Réagissant aux propos de M. Fayad, des sources ministérielles, citées par l’agence al-Markaziya, ont souligné que Najib Mikati convoquera la commission lorsqu’il le jugera opportun et qu’il n’appartient pas à celle-ci de régler le problème des amendes, le Premier ministre sortant ayant spécifiquement demandé à son ministre de l’Énergie d’engager lui-même des négociations avec les compagnies concernées puisque c’est lui qui a importé le fuel avant que les fonds nécessaires ne soient assurés. De mêmes sources, on indique que M. Fayad aurait mieux fait de prendre part au Conseil des ministres.

Pour sa part, le directeur général d’Électricité du Liban Kamal Hayek a assuré n’avoir rien promis en échange de l’obtention des crédits. La Banque du Liban qui avait garanti la somme avait pris soin de préciser qu’il s’agit d’un prêt que EDL devrait rembourser dans un délai de six mois.  Selon lui, ce genre d’engagements doit s’étendre à plusieurs administrations. Un remboursement du prêt, a-t-il expliqué, est aussi lié au succès de la collecte des factures.

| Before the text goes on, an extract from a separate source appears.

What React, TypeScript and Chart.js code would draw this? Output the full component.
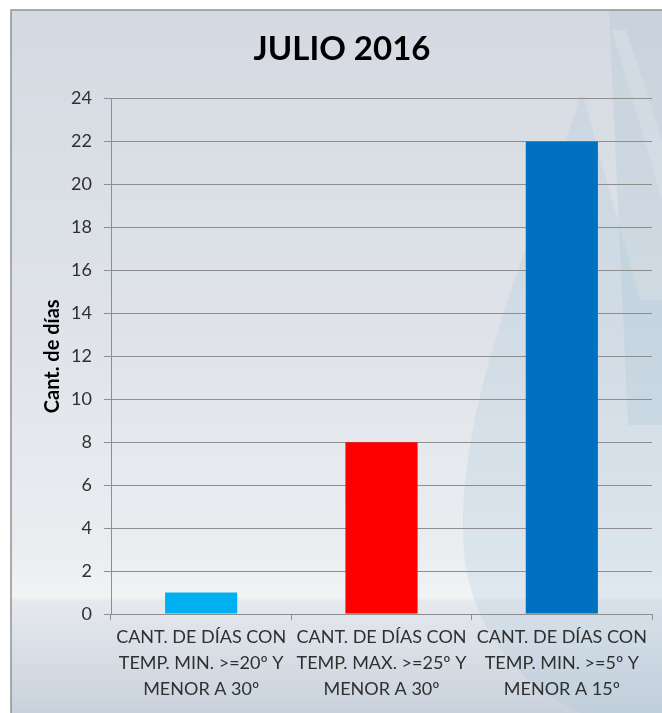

Par ailleurs, à l’ordre du jour du cabinet figuraient des dossiers concernant la santé, l’éducation et l’importation de blé, mais seul le dossier de l’électricité a été traité. M. Mikati a déclaré que certains ministres ont protesté et voulaient en discuter. "Nous avons toutefois convenu de tenir une prochaine séance pour examiner ces questions urgentes", a-t-il assuré.

Les Libanais devraient donc avoir un peu plus de courant par jour, de l’énergie qui va approfondir le gouffre financier de l’État sans solution claire à long terme. Les réformes qui permettraient d’importer de l’électricité d’Égypte et de Jordanie (par le biais d’un prêt de la Banque mondiale) laquelle assurerait une meilleure alimentation en courant électrique, semblent avoir été renvoyées aux calendes grecques.